Its weak point is basically that that's all there is to it.

It may very well be because I'm the first person to miss subtly delivered messages in stories, but to me, the story appears to exemplify a certain rosy superficiality characteristic of something like, say, hipster photography (no, really, this comparison seems most fitting to the impression it had on me)-- I mean yeah, it's pretty and all that jazz, the romance was beautifully done and, like I previously said, it really managed to capture the small joys of life, without downplaying the characters' personal dramas and the sadness in their lives. Perhaps the irresponsibility of the characters is even the whole point of this story.

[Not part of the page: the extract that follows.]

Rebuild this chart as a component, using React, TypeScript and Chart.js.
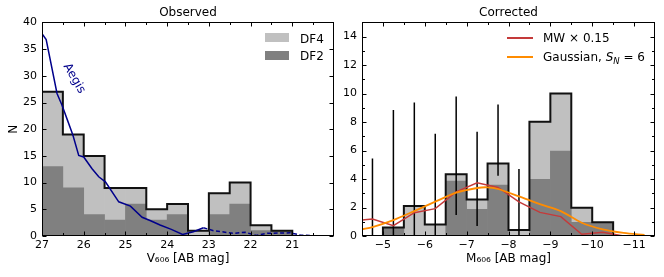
import React, { useEffect, useRef } from 'react';
import { Chart, registerables } from 'chart.js';

Chart.register(...registerables);

const FONT = "'DejaVu Sans', sans-serif";

// ---------- Observed panel data ----------
const obsBinEdges = [27, 26.5, 26, 25.5, 25, 24.5, 24, 23.5, 23, 22.5, 22, 21.5, 21];
const obsDF2 = [13, 9, 4, 3, 6, 3, 4, 0, 4, 6, 1, 1];
const obsDF4 = [14, 10, 11, 6, 3, 2, 2, 1, 4, 4, 1, 0];
const aegisSolidMag = [27.0, 26.9, 26.64, 26.52, 26.39, 26.26, 26.12, 26.0, 25.8, 25.64, 25.48, 25.16, 24.88, 24.6, 24.41, 24.17, 23.9, 23.63, 23.37, 23.13];
const aegisSolidN = [37.9, 36.8, 26.7, 24.5, 21.7, 18.9, 15.1, 14.8, 12.6, 11.1, 10.15, 6.4, 5.6, 3.5, 2.9, 2.05, 1.25, 0.3, 0.8, 1.55];
const aegisDashedMag = [23.13, 22.89, 22.41, 22.13, 21.86, 21.6, 21.05, 20.81, 20.5, 20.0];
const aegisDashedN = [1.55, 1.0, 0.5, 0.7, 0.1, 0.5, 0.6, 0.2, 0.05, 0.0];
const aegisLabelAt = { x: 26.23, y: 29.5 };
const obsXTicks = [27, 26, 25, 24, 23, 22, 21];
const obsXMinor = [26.5, 25.5, 24.5, 23.5, 22.5, 21.5, 20.5];
const obsYTicks = [0, 5, 10, 15, 20, 25, 30, 35, 40];
const obsYMinor: number[] = [];

// ---------- Corrected panel data ----------
const corrBinEdges = [-5, -5.5, -6, -6.5, -7, -7.5, -8, -8.5, -9, -9.5, -10, -10.5];
const corrDF2 = [0.6, 0, 0, 3.86, 1.87, 3.58, 0, 3.98, 5.96, 0.96, 0.96];
const corrDF4 = [0, 2.1, 0.8, 0.47, 0.7, 1.52, 0.42, 4.04, 4.04, 1.03, 0];
const errMag = [-4.5, -4.75, -5.25, -5.75, -6.25, -6.75, -7.25, -7.75, -8.25];
const errLow = [0, 0, 0, 0, 0, 1.47, 0.7, 4.23, 0];
const errHigh = [12.7, 5.45, 8.84, 9.38, 7.18, 9.8, 7.32, 9.24, 4.7];
const mwMag = [-4.25, -4.75, -5.25, -5.75, -6.25, -6.75, -7.25, -7.75, -8.25, -8.75, -9.25, -9.75, -10.25, -10.75];
const mwN = [1.05, 1.19, 0.72, 1.64, 1.92, 3.1, 3.74, 3.41, 2.4, 1.66, 1.36, 0.12, 0.26, 0.0];
const gaussMag = [-4.5, -4.75, -5.25, -5.75, -6.25, -6.75, -7.25, -7.5, -7.75, -8.25, -8.75, -9.25, -9.75, -10.25, -10.75, -11.25];
const gaussN = [0.47, 0.63, 1.12, 1.75, 2.41, 3.04, 3.37, 3.42, 3.3, 2.78, 2.24, 1.75, 0.93, 0.47, 0.22, 0.07];
const corrXTicks = [-5, -6, -7, -8, -9, -10, -11];
const corrXMinor = [-5.5, -6.5, -7.5, -8.5, -9.5, -10.5];
const corrYTicks = [0, 2, 4, 6, 8, 10, 12, 14];
const corrYMinor = [1, 3, 5, 7, 9, 11, 13];

const LIGHT = '#c0c0c0';
const DARK = '#808080';
const AEGIS = '#00008b';
const MW = '#c43a3a';
const GAUSS = '#ff8c00';

const pts = (xs: number[], ys: number[]) => xs.map((x, i) => ({ x, y: ys[i] }));
const centers = (edges: number[]) => edges.slice(0, -1).map((e, i) => (e + edges[i + 1]) / 2);
function outline(edges: number[], a: number[], b: number[]) {
  const p = [{ x: edges[0], y: 0 }];
  a.forEach((v, i) => p.push({ x: edges[i], y: v + b[i] }));
  p.push({ x: edges[edges.length - 1], y: 0 });
  return p;
}
const fmt = (v: number) => (v < 0 ? '\u2212' + Math.abs(v) : String(v));

function frameTicks(xMaj: number[], xMin: number[], yMaj: number[], yMin: number[]) {
  return {
    id: 'frameTicks',
    afterDraw(chart: any) {
      const { ctx, chartArea: a, scales } = chart;
      const L = Math.round(a.left) + 0.5, R = Math.round(a.right) - 0.5;
      const T = Math.round(a.top) + 0.5, B = Math.round(a.bottom) - 0.5;
      ctx.save();
      ctx.strokeStyle = '#000';
      ctx.lineWidth = 1;
      ctx.beginPath();
      const xt = (vals: number[], len: number) => vals.forEach((v) => {
        const px = Math.round(scales.x.getPixelForValue(v)) + 0.5;
        ctx.moveTo(px, B); ctx.lineTo(px, B - len);
        ctx.moveTo(px, T); ctx.lineTo(px, T + len);
      });
      const yt = (vals: number[], len: number) => vals.forEach((v) => {
        const py = Math.round(scales.y.getPixelForValue(v)) + 0.5;
        ctx.moveTo(L, py); ctx.lineTo(L + len, py);
        ctx.moveTo(R, py); ctx.lineTo(R - len, py);
      });
      xt(xMaj, 4); xt(xMin, 2.5); yt(yMaj, 4); yt(yMin, 2.5);
      ctx.stroke();
      ctx.strokeRect(L, T, R - L, B - T);
      ctx.restore();
    },
  };
}

function baseOptions(xMin: number, xMax: number, yMax: number, xTicks: number[], yTicks: number[], title: string, xTitle: string, yTitle: string | null, yWidth: number, padRight: number) {
  return {
    responsive: false,
    animation: false,
    events: [],
    layout: { padding: { left: 0, right: padRight, top: 0, bottom: 0 } },
    plugins: {
      legend: { display: false },
      tooltip: { enabled: false },
      title: {
        display: true, text: title, fullSize: false, color: '#000',
        font: { family: FONT, size: 12, weight: 'normal' }, padding: { top: 6, bottom: 2 },
      },
    },
    scales: {
      x: {
        type: 'linear', min: xMin, max: xMax, reverse: true, offset: false,
        grid: { display: false, drawTicks: false }, border: { display: false },
        afterBuildTicks: (s: any) => { s.ticks = xTicks.map((v) => ({ value: v })); },
        afterFit: (s: any) => { s.height = 41; },
        ticks: { autoSkip: false, maxRotation: 0, padding: 3, color: '#000', font: { family: FONT, size: 11 }, callback: (v: any) => fmt(Number(v)) },
        title: { display: true, text: xTitle, color: '#000', font: { family: FONT, size: 12 }, padding: { top: 0, bottom: 11 } },
      },
      y: {
        type: 'linear', min: 0, max: yMax,
        grid: { display: false, drawTicks: false }, border: { display: false },
        afterBuildTicks: (s: any) => { s.ticks = yTicks.map((v) => ({ value: v })); },
        afterFit: (s: any) => { s.width = yWidth; },
        ticks: { autoSkip: false, padding: 5, color: '#000', font: { family: FONT, size: 11 }, callback: (v: any) => fmt(Number(v)) },
        title: { display: !!yTitle, text: yTitle || '', color: '#000', font: { family: FONT, size: 12 }, padding: { top: 7, bottom: 0 } },
      },
    },
  };
}

export default function App() {
  const leftRef = useRef<HTMLCanvasElement>(null);
  const rightRef = useRef<HTMLCanvasElement>(null);

  useEffect(() => {
    Chart.defaults.font.family = FONT;
    Chart.defaults.color = '#000';
    const obsC = centers(obsBinEdges);
    const corrC = centers(corrBinEdges);

    const aegisLabel = {
      id: 'aegisLabel',
      afterDatasetsDraw(chart: any) {
        const { ctx, scales } = chart;
        const x = scales.x.getPixelForValue(aegisLabelAt.x);
        const y = scales.y.getPixelForValue(aegisLabelAt.y);
        ctx.save();
        ctx.translate(x, y);
        ctx.rotate((60 * Math.PI) / 180);
        ctx.fillStyle = AEGIS;
        ctx.font = `12px ${FONT}`;
        ctx.textAlign = 'center';
        ctx.textBaseline = 'middle';
        ctx.fillText('Aegis', 0, 0);
        ctx.restore();
      },
    };

    const left = new Chart(leftRef.current as HTMLCanvasElement, {
      type: 'bar',
      data: {
        datasets: [
          { type: 'line', label: 'Aegis', data: pts(aegisSolidMag, aegisSolidN), borderColor: AEGIS, borderWidth: 1.5, pointRadius: 0, fill: false, order: 1 },
          { type: 'line', label: 'Aegis (extrapolated)', data: pts(aegisDashedMag, aegisDashedN), borderColor: AEGIS, borderWidth: 1.5, borderDash: [4, 2.5], pointRadius: 0, fill: false, order: 1 },
          { type: 'line', label: 'Total', data: outline(obsBinEdges, obsDF2, obsDF4), borderColor: '#111', borderWidth: 2, stepped: true, pointRadius: 0, fill: false, order: 3 },
          { type: 'bar', label: 'DF2', data: pts(obsC, obsDF2), backgroundColor: DARK, borderWidth: 0, barPercentage: 1, categoryPercentage: 1, stack: 'hist', order: 10 },
          { type: 'bar', label: 'DF4', data: pts(obsC, obsDF4), backgroundColor: LIGHT, borderWidth: 0, barPercentage: 1, categoryPercentage: 1, stack: 'hist', order: 10 },
        ],
      } as any,
      options: baseOptions(20, 27, 40, obsXTicks, obsYTicks, 'Observed', 'V\u2086\u2080\u2086 [AB mag]', 'N', 42, 2) as any,
      plugins: [frameTicks(obsXTicks, obsXMinor, obsYTicks, obsYMinor), aegisLabel],
    });

    const errBars = {
      id: 'errBars',
      afterDatasetDraw(chart: any, args: any) {
        if (args.meta.label !== 'Total') return;
        const { ctx, scales, chartArea: a } = chart;
        ctx.save();
        ctx.beginPath();
        ctx.rect(a.left, a.top, a.right - a.left, a.bottom - a.top);
        ctx.clip();
        ctx.strokeStyle = '#000';
        ctx.lineWidth = 1.5;
        ctx.beginPath();
        errMag.forEach((m, i) => {
          const x = scales.x.getPixelForValue(m);
          ctx.moveTo(x, scales.y.getPixelForValue(errLow[i]));
          ctx.lineTo(x, scales.y.getPixelForValue(errHigh[i]));
        });
        ctx.stroke();
        ctx.restore();
      },
    };

    const right = new Chart(rightRef.current as HTMLCanvasElement, {
      type: 'bar',
      data: {
        datasets: [
          { type: 'line', label: 'Gaussian, S_N = 6', data: pts(gaussMag, gaussN), borderColor: GAUSS, borderWidth: 1.8, tension: 0.3, pointRadius: 0, fill: false, order: 1 },
          { type: 'line', label: 'MW \u00d7 0.15', data: pts(mwMag, mwN), borderColor: MW, borderWidth: 1.5, pointRadius: 0, fill: false, order: 2 },
          { type: 'line', label: 'Total', data: outline(corrBinEdges, corrDF2, corrDF4), borderColor: '#111', borderWidth: 2, stepped: true, pointRadius: 0, fill: false, order: 3 },
          { type: 'bar', label: 'DF2', data: pts(corrC, corrDF2), backgroundColor: DARK, borderWidth: 0, barPercentage: 1, categoryPercentage: 1, stack: 'hist', order: 10 },
          { type: 'bar', label: 'DF4', data: pts(corrC, corrDF4), backgroundColor: LIGHT, borderWidth: 0, barPercentage: 1, categoryPercentage: 1, stack: 'hist', order: 10 },
        ],
      } as any,
      options: baseOptions(-11.5, -4.5, 15, corrXTicks, corrYTicks, 'Corrected', 'M\u2086\u2080\u2086 [AB mag]', null, 26, 9) as any,
      plugins: [frameTicks(corrXTicks, corrXMinor, corrYTicks, corrYMinor), errBars],
    });

    return () => { left.destroy(); right.destroy(); };
  }, []);

  const txt: React.CSSProperties = { position: 'absolute', fontFamily: FONT, fontSize: 12, lineHeight: '14px', color: '#000', whiteSpace: 'nowrap' };

  return (
    <div style={{ position: 'absolute', left: 0, top: 0, width: 664, height: 277, background: '#fff', overflow: 'hidden' }}>
      <canvas ref={leftRef} width={336} height={277} style={{ position: 'absolute', left: 0, top: 0, display: 'block' }} />
      <canvas ref={rightRef} width={328} height={277} style={{ position: 'absolute', left: 336, top: 0, display: 'block' }} />
      {/* Observed legend */}
      <div style={{ position: 'absolute', left: 265, top: 33, width: 24, height: 9, background: LIGHT }} />
      <div style={{ ...txt, left: 300, top: 31.5 }}>DF4</div>
      <div style={{ position: 'absolute', left: 265, top: 51, width: 24, height: 9, background: DARK }} />
      <div style={{ ...txt, left: 300, top: 49 }}>DF2</div>
      {/* Corrected legend */}
      <div style={{ position: 'absolute', left: 507, top: 36.7, width: 26, height: 2, background: MW }} />
      <div style={{ ...txt, left: 543, top: 30.8 }}>MW {'\u00d7'} 0.15</div>
      <div style={{ position: 'absolute', left: 507, top: 55.7, width: 26, height: 2, background: GAUSS }} />
      <div style={{ ...txt, left: 543, top: 49.8 }}>
        Gaussian, <i>S</i><span style={{ fontSize: 8.5, fontStyle: 'italic', position: 'relative', top: 3 }}>N</span> = 6
      </div>
    </div>
  );
}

But the thing that doesn't really sit right with me is, in the end, the fact that you have this complicated little relationship of theirs going on in an idyllic Muggle hideout, slapped against the background of a big motherfucking magical war with big damn implications for all the parties involved-- and it wouldn't even be such a bad thing (like I said, central idea of the story, completely missing the point, yadda yadda yadda) if the romance was intense enough to justify all that. It isn't. It just feels disconnected, like the author forced this setting into being for the sake of mere aesthetics-- you know, French cafe, cigarette-smoking and slightly neurotic hot British girl (slang included), and a handful of scenes that reminded me an awful lot of Amélie. This is why I found it appropriate to compare it to those artsy vintage-toned photos in terms of the effect it produces on the reader/watcher-- a lot of work being put into appearances (an otherwise appreciable thing), to the detriment of essence.

(Also: the conspicuous absence of use of magic, for a HP story at least. Just a personal preference, really.)

That said, this definitely does deserve a place in the library, even if for the writing alone. 4/5.